Las variantes de la lengua, ya sea por territorio o por afinidad, tienen cabida en el amplio universo del idioma sin que nadie pueda poner en duda su existencia. Es decir que, si bien hay determinados entornos en los que todavía resulta dominante la variante formal –y será muy difícil cambiarla, sobre todo sin la voluntad común de las partes–, existen otros contextos en los que el uso del neutro, o cualquier modalidad que se adquiera y permita la comunicación entre dos o más personas de manera eficaz, podrá hacerse sin ningún cuestionamiento ni valoración más allá del simple acto de interacción entre dos o más individuos.

En suma, que no hay Academia ni persona que tenga el poder suficiente para silenciar una manifestación lingüística libre y efectiva, o para acallar el clamor de una parte de la sociedad, por muy minoritaria que sea o que parezca. Ni mucho menos para ridiculizar de manera abierta a quienes quieran hacer uso de la variante que sea. Mientras permita la comunicación, sea adecuada al contexto y vaya en concordancia con sus intereses y las ideas que defiende o promueve, no hay problema alguno. 
 
Y, como estamos en un camino de aprendizaje, hagamos el esfuerzo de pensar en otras alternativas inclusivas cuando las más comunes o que parezcan más sencillas no resulten tan eficaces.
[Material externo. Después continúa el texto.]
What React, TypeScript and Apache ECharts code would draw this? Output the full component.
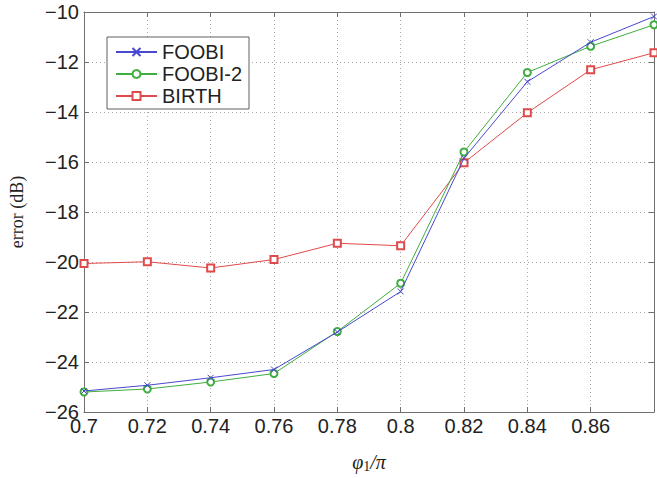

Una cosa es la reivindicación y otra muy distinta es la majadería. El “todes”, por ejemplo, no genera confusión ni hace daño a nadie. Si lo hace, igual es que la competencia de la persona oyente es muy limitada y el trabajo está en sus manos y no en las de la persona hablante. Teniendo esto en cuenta, aquello que pueda generar confusión, evitémoslo. Pero aquello que no, convirtámoslo en bandera.